**Set problem**
Look for "script" in each line of the entries, and return the matching lines.

**Dataset excerpts**
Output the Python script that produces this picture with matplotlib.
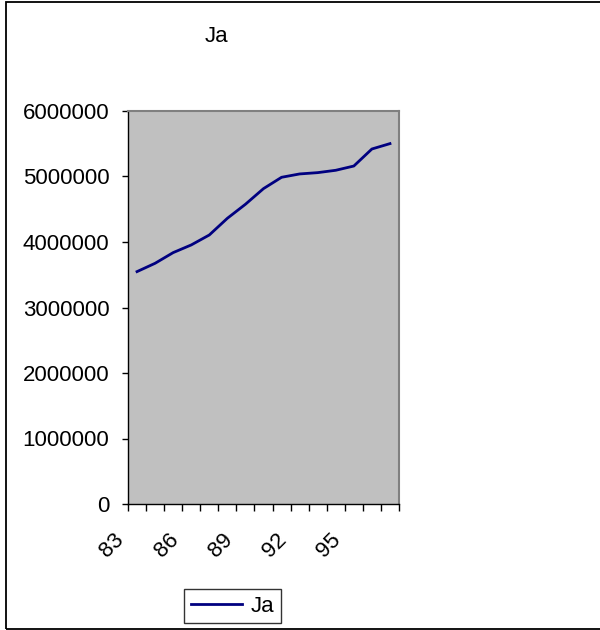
import matplotlib
matplotlib.use("Agg")
import matplotlib.pyplot as plt
import matplotlib.transforms as mtransforms
from matplotlib.patches import Rectangle
from matplotlib.ticker import FuncFormatter
import numpy as np

# 数据
years = ["83", "84", "85", "86", "87", "88", "89", "90",
         "91", "92", "93", "94", "95", "96", "97"]
ja_values = [3548000, 3675000, 3838000, 3955000, 4107000, 4362000, 4576000, 4815000,
             4988000, 5039000, 5059000, 5095000, 5160000, 5420000, 5502000]
y_ticks = [0, 1000000, 2000000, 3000000, 4000000, 5000000, 6000000]
label_every = 3

plt.rcParams['font.family'] = ['Liberation Sans', 'DejaVu Sans']
fs = 16

fig = plt.figure(figsize=(6, 6.3), dpi=100)
ax = fig.add_axes([128 / 600, 1 - 504 / 630, 271 / 600, (504 - 111) / 630])

x = np.arange(len(years))
ax.plot(x, ja_values, color="#000080", lw=2, label="Ja")

ax.set_facecolor("#C0C0C0")
ax.set_xlim(-0.5, len(years) - 0.5)
ax.set_ylim(0, 6000000)

# 边框
for side in ["top", "right"]:
    ax.spines[side].set_color("#808080")
    ax.spines[side].set_linewidth(1.5)
for side in ["left", "bottom"]:
    ax.spines[side].set_color("black")
    ax.spines[side].set_linewidth(1.0)

# y轴
ax.set_yticks(y_ticks)
ax.yaxis.set_major_formatter(FuncFormatter(lambda v, p: "%d" % v))
ax.tick_params(axis="y", direction="out", length=4.5, width=1, pad=9, labelsize=fs)

# x轴: 分类边界刻度 + 每3年标签
ax.set_xticks(np.arange(-0.5, len(years), 1.0))
ax.set_xticklabels([])
ax.tick_params(axis="x", which="major", direction="out", length=5, width=1)
ax.set_xticks(x[::label_every], minor=True)
ax.set_xticklabels(years[::label_every], minor=True, rotation=45,
                   ha="right", va="center", rotation_mode="anchor")
ax.tick_params(axis="x", which="minor", length=0, pad=23.5, labelsize=fs)
offset = mtransforms.ScaledTranslation(-16 / 100, 0, fig.dpi_scale_trans)
for lab in ax.get_xticklabels(minor=True):
    lab.set_transform(lab.get_transform() + offset)

# 标题
fig.text(216 / 600, 1 - 37 / 630, "Ja", ha="center", va="center", fontsize=fs)

# 图例
leg = fig.legend(loc="center", bbox_to_anchor=(232.5 / 600, 1 - 606 / 630),
                 fontsize=fs, frameon=True, fancybox=False, shadow=False,
                 handlelength=2.3, handletextpad=0.4, borderpad=0.3)
leg.get_frame().set_edgecolor("black")
leg.get_frame().set_linewidth(1.0)

# 外框
fig.patches.append(Rectangle((6 / 600, 1 / 630), 620 / 600, 627 / 630,
                             transform=fig.transFigure, fill=False,
                             edgecolor="black", lw=1.3))

fig.savefig("out.png", dpi=100, facecolor="white")
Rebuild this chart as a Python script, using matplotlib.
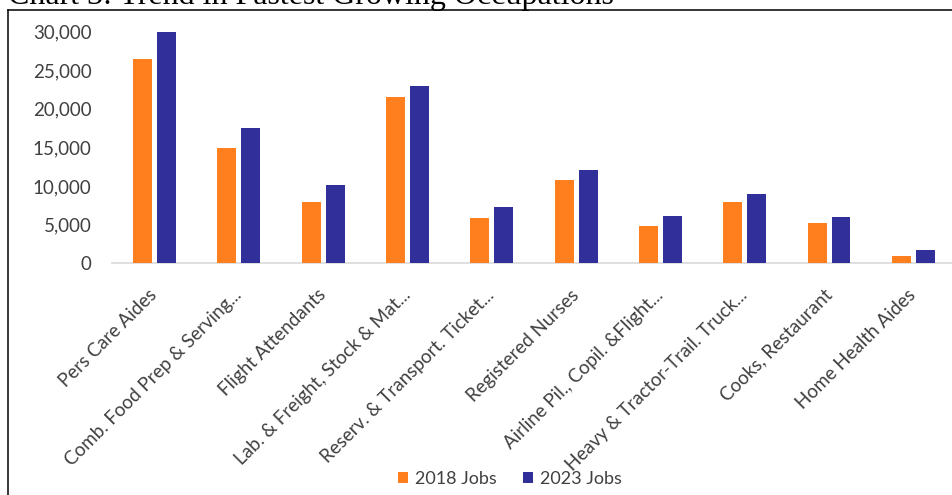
import matplotlib
matplotlib.use("Agg")
import matplotlib.pyplot as plt
import matplotlib.ticker as mtick
import matplotlib.transforms as mtrans
from matplotlib.lines import Line2D
import numpy as np

TITLE = "Chart 3: Trend in Fastest Growing Occupations"

OCCUPATIONS = [
    "Pers Care Aides",
    "Comb. Food Prep & Serving...",
    "Flight Attendants",
    "Lab. & Freight, Stock & Mat...",
    "Reserv. & Transport. Ticket...",
    "Registered Nurses",
    "Airline Pil., Copil. &Flight...",
    "Heavy & Tractor-Trail. Truck...",
    "Cooks, Restaurant",
    "Home Health Aides",
]
JOBS_2018 = [26500, 14900, 7900, 21500, 5800, 10800, 4850, 7900, 5200, 900]
JOBS_2023 = [30000, 17500, 10100, 23000, 7300, 12000, 6100, 8900, 6000, 1700]
SERIES_LABELS = ["2018 Jobs", "2023 Jobs"]
Y_TICKS = [0, 5000, 10000, 15000, 20000, 25000, 30000]

ORANGE = "#ff7f1f"
NAVY = "#31309a"
TEXT = "#404040"
AXIS = "#d9d9d9"

W, H = 952, 495

plt.rcParams["font.family"] = ["Lato", "DejaVu Sans"]

fig = plt.figure(figsize=(W / 100, H / 100), dpi=100)
fig.patch.set_facecolor("white")

# chart area sits a little past the right edge of the page
left, right, bottom, top = 112.3, 955.5, 263, 31.7
ax = fig.add_axes([left / W, 1 - bottom / H, (right - left) / W, (bottom - top) / H])

x = np.arange(len(OCCUPATIONS))
width = 0.225
offset = 0.142
ax.bar(x - offset, JOBS_2018, width, color=ORANGE, label=SERIES_LABELS[0], zorder=3)
ax.bar(x + offset, JOBS_2023, width, color=NAVY, label=SERIES_LABELS[1], zorder=3)

ax.set_xlim(-0.5, len(OCCUPATIONS) - 0.5)
ax.set_ylim(0, 30000)
ax.set_yticks(Y_TICKS)
ax.yaxis.set_major_formatter(mtick.StrMethodFormatter("{x:,.0f}"))
ax.tick_params(axis="y", length=0, pad=15, labelsize=13.5, labelcolor=TEXT)

ax.set_xticks(x)
ax.set_xticklabels(OCCUPATIONS, rotation=45, ha="right", va="center",
                   rotation_mode="anchor")
ax.tick_params(axis="x", length=0, pad=21, labelsize=13.5, labelcolor=TEXT)

for side in ["top", "right", "left"]:
    ax.spines[side].set_visible(False)
ax.spines["bottom"].set_color(AXIS)
ax.spines["bottom"].set_linewidth(1.2)
ax.spines["bottom"].set_zorder(2)
ax.set_facecolor("none")

fig.legend(
    loc="center",
    bbox_to_anchor=(510 / W, 1 - 479 / H),
    ncol=2,
    frameon=False,
    fontsize=13,
    labelcolor=TEXT,
    handlelength=0.55,
    handleheight=0.55,
    handletextpad=0.35,
    columnspacing=1.5,
)

# page border and the caption above it
fig.add_artist(Line2D([7.5 / W, 7.5 / W], [0, 1 - 10 / H], transform=fig.transFigure,
                      color="black", linewidth=1.1))
fig.add_artist(Line2D([7.5 / W, 1], [1 - 10 / H, 1 - 10 / H], transform=fig.transFigure,
                      color="black", linewidth=1.1))
fig.text(8 / W, 1 - 4 / H, TITLE, family="Liberation Serif", fontsize=23,
         color="black", ha="left", va="baseline")

fig.savefig("out.png", dpi=100, facecolor="white")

**Response below**
Output the Python script that produces this picture with matplotlib.
Rebuild this chart as a Python script, using matplotlib.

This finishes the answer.